のちに認知行動療法(CBT)の中核概念として用いられ、日常生活でも誰にでも起こり得る思考パターンだとわかっている。
失敗をラクに捉えるコツ
失敗は失敗として認めつつ、全体と混同しないことが大切だ。
「全部ダメ」と思い込む必要はなく、あくまで一部分の出来事に過ぎないと捉えることが心を軽くする。
例えば、仕事で書類のミスを見つけても「一部を直せばいいだけ」と考えるだけで、負担はずいぶん軽くなる。

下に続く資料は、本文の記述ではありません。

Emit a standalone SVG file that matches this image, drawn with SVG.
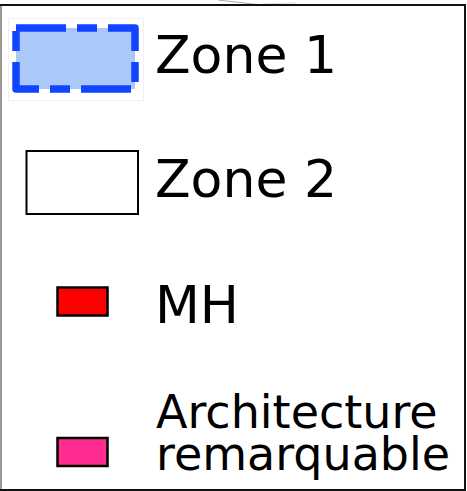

私自身はずぼらな性格なので、「まあ失敗は失敗、それだけの話」と片付けてしまう。
しかし、このくらいの軽さで考えられると、心がずいぶんラクになる。
真面目で完璧主義なタイプの人も、「失敗は失敗、一部分のこと」と意識するだけで、日常のネガティブ思考を少し和らげることができるかもしれない。
心理学的に根拠のある考え方を少し借りるだけでも、日常の小さなネガティブに気づきやすくなる。
「自分は白黒思考にハマっていないか?」と意識することが、思いがけず心の軽さにつながるのだ。
失敗は勉強だと思えば前に進むには十分な価値があると思う。